>> Begin
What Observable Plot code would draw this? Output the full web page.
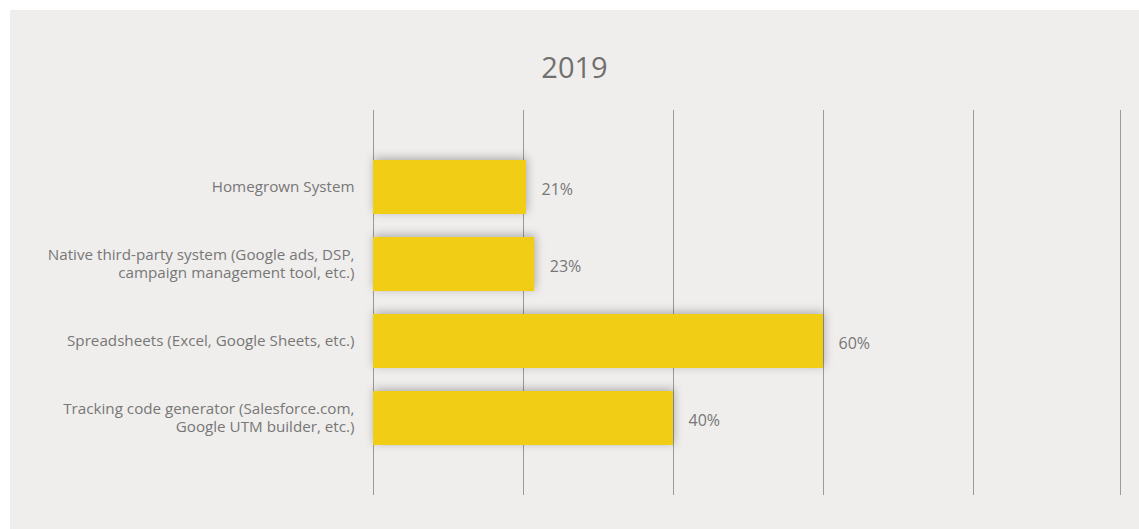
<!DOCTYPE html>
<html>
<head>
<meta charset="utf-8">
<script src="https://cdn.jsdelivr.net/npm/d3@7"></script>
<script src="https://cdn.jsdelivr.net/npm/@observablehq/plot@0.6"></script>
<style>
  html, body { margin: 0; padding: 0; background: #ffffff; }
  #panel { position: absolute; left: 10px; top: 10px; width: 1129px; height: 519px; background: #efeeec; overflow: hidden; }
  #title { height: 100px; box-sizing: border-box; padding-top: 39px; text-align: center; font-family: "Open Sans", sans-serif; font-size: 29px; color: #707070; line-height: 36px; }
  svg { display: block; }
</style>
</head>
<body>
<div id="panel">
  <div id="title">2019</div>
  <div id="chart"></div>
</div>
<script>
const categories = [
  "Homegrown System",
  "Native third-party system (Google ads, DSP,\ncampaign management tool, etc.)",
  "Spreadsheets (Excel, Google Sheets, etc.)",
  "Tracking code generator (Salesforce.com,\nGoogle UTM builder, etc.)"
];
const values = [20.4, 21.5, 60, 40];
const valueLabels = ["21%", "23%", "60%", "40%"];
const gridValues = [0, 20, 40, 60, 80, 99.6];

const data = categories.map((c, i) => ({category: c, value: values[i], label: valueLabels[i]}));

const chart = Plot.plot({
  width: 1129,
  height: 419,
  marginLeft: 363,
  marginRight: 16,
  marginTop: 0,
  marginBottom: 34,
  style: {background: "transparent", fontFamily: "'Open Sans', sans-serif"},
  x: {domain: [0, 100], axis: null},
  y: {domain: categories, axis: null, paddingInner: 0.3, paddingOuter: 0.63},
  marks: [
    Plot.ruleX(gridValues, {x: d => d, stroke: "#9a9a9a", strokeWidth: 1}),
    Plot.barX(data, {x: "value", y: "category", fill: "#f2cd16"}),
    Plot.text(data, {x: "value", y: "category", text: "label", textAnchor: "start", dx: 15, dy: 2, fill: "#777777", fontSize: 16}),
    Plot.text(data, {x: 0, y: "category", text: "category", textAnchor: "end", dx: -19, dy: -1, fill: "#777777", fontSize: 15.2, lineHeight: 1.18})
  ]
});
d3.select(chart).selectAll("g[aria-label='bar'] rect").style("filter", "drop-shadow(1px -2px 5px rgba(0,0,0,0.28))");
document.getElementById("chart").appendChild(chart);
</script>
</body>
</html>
>> End
■ **AIM OF THE EXERCISE**
In the listing above, count each line that holds the string "code". Give the number only.

■ **ANSWER TO THE PROBLEM**
2